# Seen a good price on a new Curtis 1231, 144 volt?



## notnull (Jul 30, 2008)

I have one that I bought from EV-America in December 2008. They had the best price then which was $1499, I think. I will have to check my receipt.

Anyway, I have my Zilla now and will be swapping to it. I sent you a PM if you are interested in picking up my Curtis for a good price.

Steve


----------



## shoup (Feb 10, 2009)

The best price I have seen is $1,495 from EV Supply Store:

http://evsupplystore.com/index.php?cPath=25_33

I am also looking for a Curtis.

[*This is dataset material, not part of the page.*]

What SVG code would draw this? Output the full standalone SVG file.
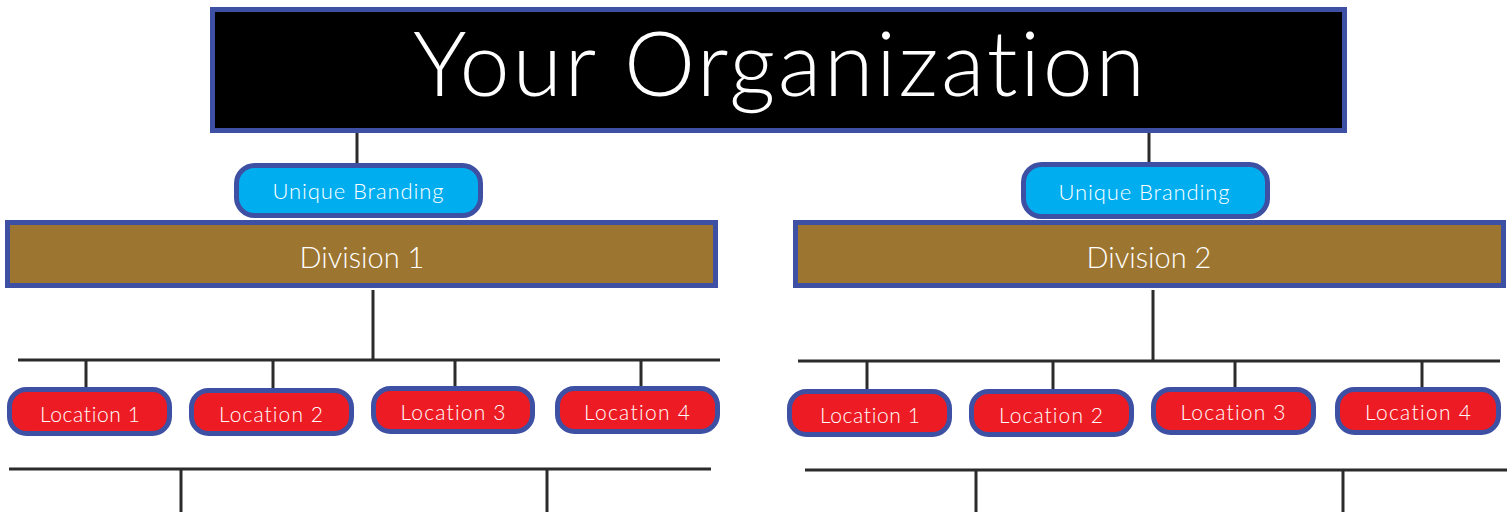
<svg xmlns="http://www.w3.org/2000/svg" width="1511" height="512" viewBox="0 0 1511 512">
<style>
.ln{stroke:#2b2b2b;stroke-width:3;fill:none}
.bd{stroke:#3e50a3;stroke-width:5}
.org{fill:#000}
.brand{fill:#00aeef}
.div{fill:#9c7530}
.loc{fill:#ed1c24}
text{font-family:Lato,"Noto Sans","Liberation Sans",sans-serif;font-weight:300;fill:#fff;text-anchor:middle;font-variant-ligatures:none}
.t0{font-size:90px}
.t1{font-size:22px}
.t2{font-size:29px}
.t3{font-size:21px}
</style>
<g id="connectors">
<line class="ln" x1="357" y1="133" x2="357" y2="164"/>
<line class="ln" x1="1149" y1="133" x2="1149" y2="163"/>
<line class="ln" x1="373" y1="290" x2="373" y2="359"/>
<line class="ln" x1="18" y1="360" x2="720" y2="360"/>
<line class="ln" x1="86" y1="360" x2="86" y2="388"/>
<line class="ln" x1="273" y1="360" x2="273" y2="389"/>
<line class="ln" x1="455" y1="360" x2="455" y2="387"/>
<line class="ln" x1="641" y1="360" x2="641" y2="387"/>
<line class="ln" x1="9" y1="469" x2="711" y2="469"/>
<line class="ln" x1="181" y1="469" x2="181" y2="512"/>
<line class="ln" x1="547" y1="469" x2="547" y2="512"/>
<line class="ln" x1="1153" y1="290" x2="1153" y2="360"/>
<line class="ln" x1="798" y1="361" x2="1500" y2="361"/>
<line class="ln" x1="867" y1="361" x2="867" y2="390"/>
<line class="ln" x1="1053" y1="361" x2="1053" y2="390"/>
<line class="ln" x1="1235" y1="361" x2="1235" y2="388"/>
<line class="ln" x1="1422" y1="361" x2="1422" y2="388"/>
<line class="ln" x1="805" y1="470" x2="1507" y2="470"/>
<line class="ln" x1="976" y1="470" x2="976" y2="512"/>
<line class="ln" x1="1343" y1="470" x2="1343" y2="512"/>
</g>
<g id="org">
<rect class="org bd" x="212.5" y="9.5" width="1132" height="121"/>
<text class="t0" x="779" y="96" textLength="732" lengthAdjust="spacing">Your Organization</text>
</g>
<g id="brand1">
<rect class="brand bd" x="236.5" y="165.5" width="244" height="50" rx="18"/>
<text class="t1" x="358" y="199" textLength="171" lengthAdjust="spacing">Unique Branding</text>
</g>
<g id="brand2">
<rect class="brand bd" x="1023.5" y="164.5" width="244" height="52" rx="18"/>
<text class="t1" x="1144" y="200" textLength="171" lengthAdjust="spacing">Unique Branding</text>
</g>
<g id="division1">
<rect class="div bd" x="7.5" y="222.5" width="708" height="63"/>
<text class="t2" x="362" y="268">Division 1</text>
</g>
<g id="division2">
<rect class="div bd" x="795.5" y="222.5" width="708" height="63"/>
<text class="t2" x="1149" y="268">Division 2</text>
</g>
<g id="d1loc1"><rect class="loc bd" x="9.5" y="389.5" width="160" height="44" rx="17"/><text class="t3" x="90" y="422" textLength="100" lengthAdjust="spacing">Location 1</text></g>
<g id="d1loc2"><rect class="loc bd" x="191.5" y="390.5" width="160" height="43" rx="17"/><text class="t3" x="271" y="422" textLength="104" lengthAdjust="spacing">Location 2</text></g>
<g id="d1loc3"><rect class="loc bd" x="373.5" y="388.5" width="159" height="43" rx="17"/><text class="t3" x="453" y="420" textLength="105" lengthAdjust="spacing">Location 3</text></g>
<g id="d1loc4"><rect class="loc bd" x="557.5" y="388.5" width="160" height="43" rx="17"/><text class="t3" x="637" y="420" textLength="106" lengthAdjust="spacing">Location 4</text></g>
<g id="d2loc1"><rect class="loc bd" x="789.5" y="391.5" width="160" height="43" rx="17"/><text class="t3" x="870" y="423" textLength="100" lengthAdjust="spacing">Location 1</text></g>
<g id="d2loc2"><rect class="loc bd" x="971.5" y="391.5" width="160" height="43" rx="17"/><text class="t3" x="1051" y="423" textLength="104" lengthAdjust="spacing">Location 2</text></g>
<g id="d2loc3"><rect class="loc bd" x="1153.5" y="389.5" width="160" height="43" rx="17"/><text class="t3" x="1233" y="420" textLength="105" lengthAdjust="spacing">Location 3</text></g>
<g id="d2loc4"><rect class="loc bd" x="1337.5" y="389.5" width="161" height="43" rx="17"/><text class="t3" x="1418" y="420" textLength="106" lengthAdjust="spacing">Location 4</text></g>
</svg>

Right now it doens't look like there are any other reliable options for 144V controllers.


----------



## HotRodder (Jan 30, 2009)

shoup said:


> I am also looking for a Curtis. Right now it doens't look like there are any other reliable options for 144V controllers.


 
Yeap Shoup. I think your right. I'd like to buy one today but I'm gonna wait it out a little longer and see if I can find a better price. I'm betting on the crummy economy to bring prices down sonner or later. It having that effect on everything else. Don


----------



## zppz (May 18, 2008)

I got one from Electric Vehicles of America last week for $1495. iirc that was the best I could find.


----------



## dreamer (Feb 28, 2009)

This looks like a less expensive alternative to the 1231c.

http://www.belktronix.com/SplitKit.html

$1000 and Belktronix has a good rep, doesn't it ?


----------